BERLIN (Reuters) – Booming car sales drove a stronger-than-expected jump in German industrial output in October, in a further sign that the export-oriented manufacturing sector helped Europe’s largest economy to get off to a solid start in the fourth quarter.
The German government has unleashed an unprecedented array of rescue and stimulus measures to help companies and consumers get through the COVID-19 pandemic as unscathed as possible, including incentives to buy electric and hybrid cars.
Industrial output was up by 3.2% on the month after an upwardly revised increase of 2.3% in the previous month, figures released by the Federal Statistics Office showed on Monday.
That was the biggest increase since June and easily beat a Reuters forecast for a rise of 1.6%.
Compared to February, the month before the COVID-19 pandemic reached Germany, industrial output was down by roughly 5%, the office said. In the car industry, Germany’s biggest industrial sector, production rose by nearly 10% on the month but was still roughly 6% below pre-pandemic levels.

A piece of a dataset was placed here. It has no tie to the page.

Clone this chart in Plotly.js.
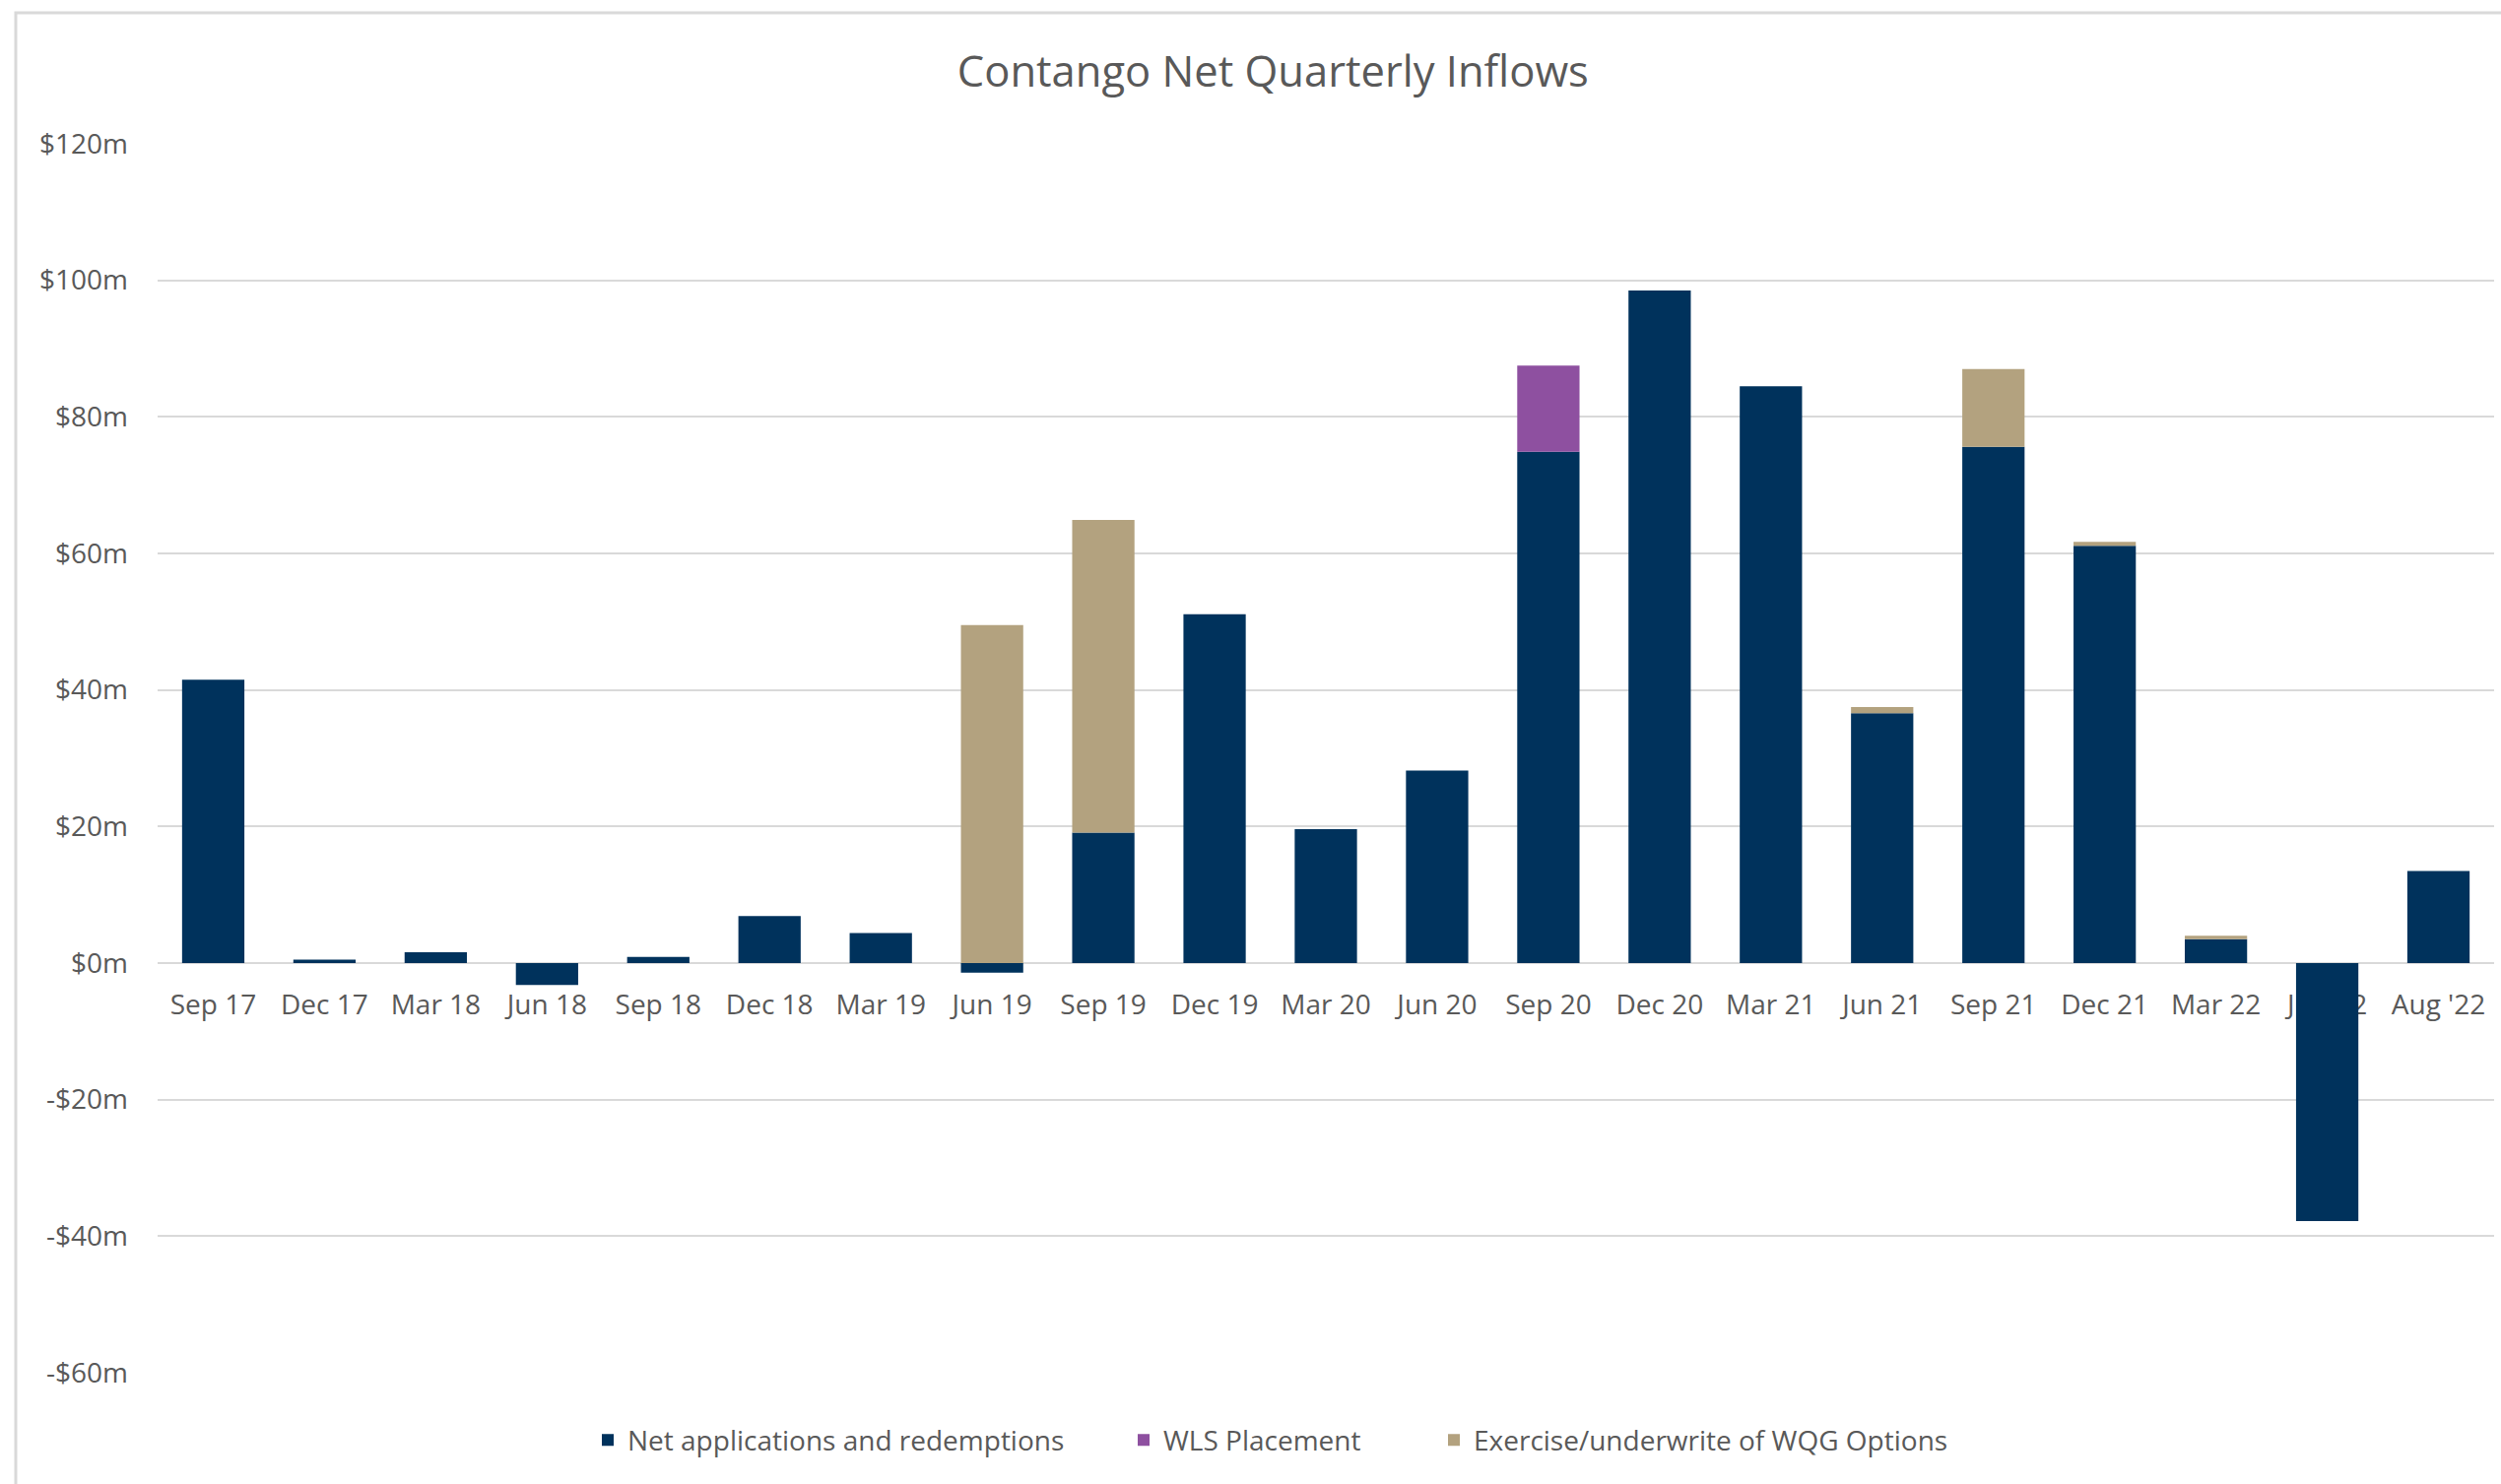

“Industry had a very good start into the final quarter of 2020. It’s an extraordinarily strong increase,” VP Bank economist Thomas Gitzel said.
The surprisingly bullish output figures chimed with data released on Friday that showed industrial orders rose more than expected on the month.

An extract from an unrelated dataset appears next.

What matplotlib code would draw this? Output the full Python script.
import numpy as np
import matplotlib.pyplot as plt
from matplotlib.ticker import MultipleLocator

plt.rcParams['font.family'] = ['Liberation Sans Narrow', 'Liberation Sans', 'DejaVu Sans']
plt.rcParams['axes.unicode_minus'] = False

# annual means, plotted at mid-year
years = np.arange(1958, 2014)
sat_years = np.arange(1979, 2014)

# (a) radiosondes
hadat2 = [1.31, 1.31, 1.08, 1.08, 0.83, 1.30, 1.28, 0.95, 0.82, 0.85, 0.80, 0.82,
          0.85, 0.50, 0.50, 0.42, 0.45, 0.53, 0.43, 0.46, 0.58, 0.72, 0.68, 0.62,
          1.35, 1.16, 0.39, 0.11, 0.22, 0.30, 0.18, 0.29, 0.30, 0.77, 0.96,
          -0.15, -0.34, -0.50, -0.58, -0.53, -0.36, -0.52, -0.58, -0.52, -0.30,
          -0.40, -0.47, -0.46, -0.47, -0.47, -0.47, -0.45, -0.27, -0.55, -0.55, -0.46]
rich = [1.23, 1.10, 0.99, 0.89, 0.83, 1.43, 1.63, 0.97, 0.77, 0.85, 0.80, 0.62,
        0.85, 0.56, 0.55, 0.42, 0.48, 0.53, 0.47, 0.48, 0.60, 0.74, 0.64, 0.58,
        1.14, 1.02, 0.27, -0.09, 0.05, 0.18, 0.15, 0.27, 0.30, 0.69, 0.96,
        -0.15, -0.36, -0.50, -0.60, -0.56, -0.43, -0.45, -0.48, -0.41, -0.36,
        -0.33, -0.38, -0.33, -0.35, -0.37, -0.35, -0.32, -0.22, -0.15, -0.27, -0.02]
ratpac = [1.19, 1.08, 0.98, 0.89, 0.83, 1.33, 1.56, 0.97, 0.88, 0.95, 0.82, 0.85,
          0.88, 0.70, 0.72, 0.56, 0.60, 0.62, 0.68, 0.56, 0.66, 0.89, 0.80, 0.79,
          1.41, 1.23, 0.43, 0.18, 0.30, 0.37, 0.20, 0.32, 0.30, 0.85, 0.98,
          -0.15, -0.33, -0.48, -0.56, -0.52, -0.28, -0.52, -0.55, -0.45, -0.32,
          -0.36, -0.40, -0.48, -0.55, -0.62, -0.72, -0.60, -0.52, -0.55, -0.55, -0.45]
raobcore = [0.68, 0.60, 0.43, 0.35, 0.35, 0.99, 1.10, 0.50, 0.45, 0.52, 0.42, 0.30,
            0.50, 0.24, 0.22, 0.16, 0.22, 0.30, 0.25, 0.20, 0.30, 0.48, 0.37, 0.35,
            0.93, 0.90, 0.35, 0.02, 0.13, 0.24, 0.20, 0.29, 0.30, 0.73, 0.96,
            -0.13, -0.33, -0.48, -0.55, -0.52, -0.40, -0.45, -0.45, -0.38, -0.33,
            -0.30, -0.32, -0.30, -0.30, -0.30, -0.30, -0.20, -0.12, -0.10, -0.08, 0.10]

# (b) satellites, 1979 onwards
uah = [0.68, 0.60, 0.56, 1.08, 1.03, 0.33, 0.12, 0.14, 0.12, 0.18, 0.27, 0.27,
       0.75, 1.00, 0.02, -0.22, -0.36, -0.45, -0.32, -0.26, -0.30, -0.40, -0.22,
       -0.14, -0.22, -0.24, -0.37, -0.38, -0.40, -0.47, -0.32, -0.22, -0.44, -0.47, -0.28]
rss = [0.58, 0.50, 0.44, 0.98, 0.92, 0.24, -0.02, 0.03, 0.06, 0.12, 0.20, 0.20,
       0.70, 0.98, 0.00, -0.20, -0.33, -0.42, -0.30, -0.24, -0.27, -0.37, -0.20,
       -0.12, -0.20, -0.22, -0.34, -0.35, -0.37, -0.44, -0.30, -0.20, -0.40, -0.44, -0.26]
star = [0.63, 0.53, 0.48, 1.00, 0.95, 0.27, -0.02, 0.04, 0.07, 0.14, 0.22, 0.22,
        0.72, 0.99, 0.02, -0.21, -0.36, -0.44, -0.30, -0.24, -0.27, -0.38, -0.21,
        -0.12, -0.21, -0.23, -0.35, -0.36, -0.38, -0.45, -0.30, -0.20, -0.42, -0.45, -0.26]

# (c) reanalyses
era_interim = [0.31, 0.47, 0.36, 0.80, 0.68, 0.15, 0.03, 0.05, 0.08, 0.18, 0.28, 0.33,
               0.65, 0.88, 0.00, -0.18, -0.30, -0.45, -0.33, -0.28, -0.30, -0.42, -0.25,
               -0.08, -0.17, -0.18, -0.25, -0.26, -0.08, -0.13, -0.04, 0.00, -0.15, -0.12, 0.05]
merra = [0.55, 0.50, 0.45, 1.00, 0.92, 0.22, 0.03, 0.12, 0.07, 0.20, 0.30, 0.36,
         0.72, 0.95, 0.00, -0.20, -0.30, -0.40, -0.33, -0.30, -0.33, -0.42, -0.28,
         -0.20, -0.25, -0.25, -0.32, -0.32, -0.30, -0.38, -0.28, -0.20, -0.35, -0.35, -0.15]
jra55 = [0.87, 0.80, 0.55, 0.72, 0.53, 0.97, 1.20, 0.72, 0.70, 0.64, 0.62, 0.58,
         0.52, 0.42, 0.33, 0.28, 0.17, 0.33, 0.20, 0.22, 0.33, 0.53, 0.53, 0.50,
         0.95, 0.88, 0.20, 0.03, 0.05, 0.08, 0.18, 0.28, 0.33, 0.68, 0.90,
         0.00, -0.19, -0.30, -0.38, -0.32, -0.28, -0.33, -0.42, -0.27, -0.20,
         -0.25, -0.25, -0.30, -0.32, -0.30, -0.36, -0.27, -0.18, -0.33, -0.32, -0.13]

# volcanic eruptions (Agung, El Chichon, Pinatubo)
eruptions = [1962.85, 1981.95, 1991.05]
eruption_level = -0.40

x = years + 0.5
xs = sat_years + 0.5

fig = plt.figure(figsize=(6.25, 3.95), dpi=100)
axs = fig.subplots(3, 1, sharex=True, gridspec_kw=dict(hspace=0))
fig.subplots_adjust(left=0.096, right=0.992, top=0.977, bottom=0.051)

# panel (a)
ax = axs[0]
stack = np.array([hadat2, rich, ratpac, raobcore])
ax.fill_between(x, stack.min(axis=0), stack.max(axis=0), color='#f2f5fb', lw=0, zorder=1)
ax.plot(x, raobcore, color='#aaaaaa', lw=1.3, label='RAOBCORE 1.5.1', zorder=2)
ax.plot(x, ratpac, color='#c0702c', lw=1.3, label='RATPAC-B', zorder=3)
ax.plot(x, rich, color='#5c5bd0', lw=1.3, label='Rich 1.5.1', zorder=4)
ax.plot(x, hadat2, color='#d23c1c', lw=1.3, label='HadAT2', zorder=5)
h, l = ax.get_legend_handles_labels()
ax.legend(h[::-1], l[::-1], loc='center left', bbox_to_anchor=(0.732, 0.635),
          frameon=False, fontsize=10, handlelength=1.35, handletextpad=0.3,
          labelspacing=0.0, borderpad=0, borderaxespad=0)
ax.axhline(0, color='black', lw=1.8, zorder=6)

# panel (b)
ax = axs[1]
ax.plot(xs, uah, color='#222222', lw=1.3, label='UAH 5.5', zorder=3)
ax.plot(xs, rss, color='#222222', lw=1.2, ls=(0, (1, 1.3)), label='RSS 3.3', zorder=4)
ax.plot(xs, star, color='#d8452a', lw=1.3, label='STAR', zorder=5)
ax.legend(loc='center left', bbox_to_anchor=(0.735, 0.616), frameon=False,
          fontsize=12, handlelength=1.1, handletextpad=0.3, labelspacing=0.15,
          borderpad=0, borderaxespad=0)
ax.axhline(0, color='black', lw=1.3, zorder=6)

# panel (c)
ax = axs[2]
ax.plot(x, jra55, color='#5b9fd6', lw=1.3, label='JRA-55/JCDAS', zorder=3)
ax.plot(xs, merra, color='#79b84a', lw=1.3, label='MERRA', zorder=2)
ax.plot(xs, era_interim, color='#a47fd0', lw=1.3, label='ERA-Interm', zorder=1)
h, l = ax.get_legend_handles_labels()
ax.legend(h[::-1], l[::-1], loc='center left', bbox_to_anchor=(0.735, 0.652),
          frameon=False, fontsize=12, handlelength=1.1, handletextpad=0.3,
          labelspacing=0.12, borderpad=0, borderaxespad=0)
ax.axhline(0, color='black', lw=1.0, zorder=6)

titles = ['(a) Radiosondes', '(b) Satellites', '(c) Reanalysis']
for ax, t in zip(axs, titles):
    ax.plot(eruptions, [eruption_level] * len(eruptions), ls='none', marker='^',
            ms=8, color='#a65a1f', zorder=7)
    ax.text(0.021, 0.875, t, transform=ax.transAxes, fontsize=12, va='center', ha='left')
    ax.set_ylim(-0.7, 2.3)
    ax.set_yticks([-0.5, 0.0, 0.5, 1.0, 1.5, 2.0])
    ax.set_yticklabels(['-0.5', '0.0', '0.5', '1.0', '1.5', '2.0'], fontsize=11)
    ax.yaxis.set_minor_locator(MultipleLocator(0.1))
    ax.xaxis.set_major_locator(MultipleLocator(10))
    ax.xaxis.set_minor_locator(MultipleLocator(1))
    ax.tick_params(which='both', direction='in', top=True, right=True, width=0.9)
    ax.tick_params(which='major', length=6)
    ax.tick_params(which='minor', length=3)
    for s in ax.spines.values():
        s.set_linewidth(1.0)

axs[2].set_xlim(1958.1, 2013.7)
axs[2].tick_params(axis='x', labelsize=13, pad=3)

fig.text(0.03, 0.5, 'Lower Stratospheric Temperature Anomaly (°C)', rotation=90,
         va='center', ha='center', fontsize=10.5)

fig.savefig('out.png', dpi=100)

Sentiment surveys and high-frequency data such as truck toll mileage have also pointed to relatively strong manufacturing activity in November despite a partial lockdown imposed to slow a second wave of coronavirus infections.

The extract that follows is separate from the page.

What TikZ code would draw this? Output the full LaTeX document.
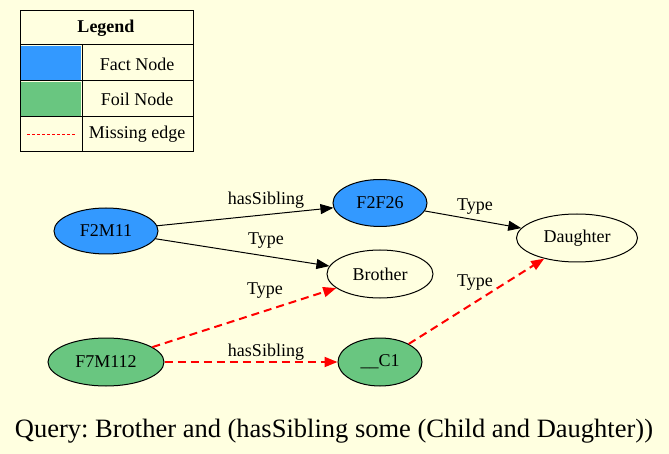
\documentclass[tikz,border=0pt]{standalone}
\usepackage{fontspec}
\setmainfont{Liberation Serif}
\usepackage{tikz}
\usetikzlibrary{
	arrows.meta,
	positioning,
	shapes.geometric
}
\definecolor{bgyellow}{HTML}{FFFFE0}
\definecolor{factblue}{HTML}{3399FF}
\definecolor{foilgreen}{HTML}{69C680}

\begin{document}
\frenchspacing
\begin{tikzpicture}[x=1pt,y=-1pt,
		ent/.style={draw, ellipse, line width=1pt, font=\fontsize{18}{20}\selectfont, inner sep=0pt},
		fact/.style={ent, fill=factblue},
		foil/.style={ent, fill=foilgreen},
		rel/.style={-{Triangle[length=13pt,width=10pt]}, line width=1pt},
		missing/.style={rel, red, dashed, dash pattern=on 8pt off 5pt, line width=2pt},
		lbl/.style={font=\fontsize{18}{20}\selectfont, inner sep=1pt},
		cell/.style={draw, line width=1pt}
	]
		\fill[bgyellow] (0,0) rectangle (669,454);
		\useasboundingbox (0,0) rectangle (669,454);

		% legend
		\draw[cell] (20,11) rectangle (193,152);
		\draw[cell] (20,45) -- (193,45);
		\draw[cell] (20,81) -- (193,81);
		\draw[cell] (20,117) -- (193,117);
		\draw[cell] (82,45) -- (82,152);
		\fill[factblue] (21,46) rectangle (81,80);
		\fill[foilgreen] (21,82) rectangle (81,116);
		\node[lbl, font=\fontsize{18}{20}\selectfont\bfseries] (legend) at (106,28) {Legend};
		\node[lbl] (factlbl) at (137,64) {Fact Node};
		\node[lbl] (foillbl) at (137,99) {Foil Node};
		\node[lbl] (misslbl) at (137,134) {Missing edge};
		\coordinate (missa) at (27,134);
		\coordinate (missb) at (76,134);
		\draw[red, dashed, dash pattern=on 3pt off 2pt, line width=0.8pt] (missa) -- (missb);

		% graph
		\node[fact, minimum width=104pt, minimum height=46pt] (F2M11) at (106,231) {F2M11};
		\node[fact, minimum width=94pt, minimum height=47pt] (F2F26) at (380,203) {F2F26};
		\node[ent, minimum width=121pt, minimum height=48pt] (Daughter) at (577,238) {Daughter};
		\node[ent, minimum width=106pt, minimum height=48pt] (Brother) at (380,274) {Brother};
		\node[foil, minimum width=116pt, minimum height=48pt] (F7M112) at (106,362) {F7M112};
		\node[foil, minimum width=84pt, minimum height=48pt] (C1) at (380,362) {\_\_C1};

		\draw[rel] (F2M11) -- (F2F26);
		\draw[rel] (F2M11) -- (Brother);
		\draw[rel] (F2F26) -- (Daughter);
		\draw[missing] (F7M112) -- (Brother);
		\draw[missing] (F7M112) -- (C1);
		\draw[missing] (C1) -- (Daughter);

		\node[lbl] (l1) at (266,200) {hasSibling};
		\node[lbl] (l2) at (266,241) {Type};
		\node[lbl] (l3) at (475,207) {Type};
		\node[lbl] (l4) at (265,291) {Type};
		\node[lbl] (l5) at (266,352) {hasSibling};
		\node[lbl] (l6) at (475,283) {Type};

		\node[font=\fontsize{26.5}{30}\selectfont] (query) at (334,431) {Query: Brother and (hasSibling some (Child and Daughter))};
	\end{tikzpicture}
\end{document}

The lockdown measures, which forced large parts of the services sector to close from Nov. 2, are clouding the outlook for the economy which is expected to stagnate or even shrink in the final three months of the year.
But the decline in gross domestic product in the fourth quarter is likely to be less pronounced than in neighbouring European countries thanks to the strong performance of the manufacturing sector, Gitzel added.
Looking further ahead, production expectations in the industrial sector have deteriorated for the coming months, with consumer-orientated industries in particular feeling gloomier about their prospects, the Ifo institute said on Monday.
“Even as industrial orders are pointing to a continuation of the recovery, the further development in manufacturing remains uncertain in light of the pandemic and the partial lockdown,” the economy ministry said.
Germany’s gross domestic product grew by a stronger-than-expected 8.5% quarter-on-quarter from July through September following an unprecedented 9.8% plunge in the second quarter due to the first wave of the COVID-19 pandemic.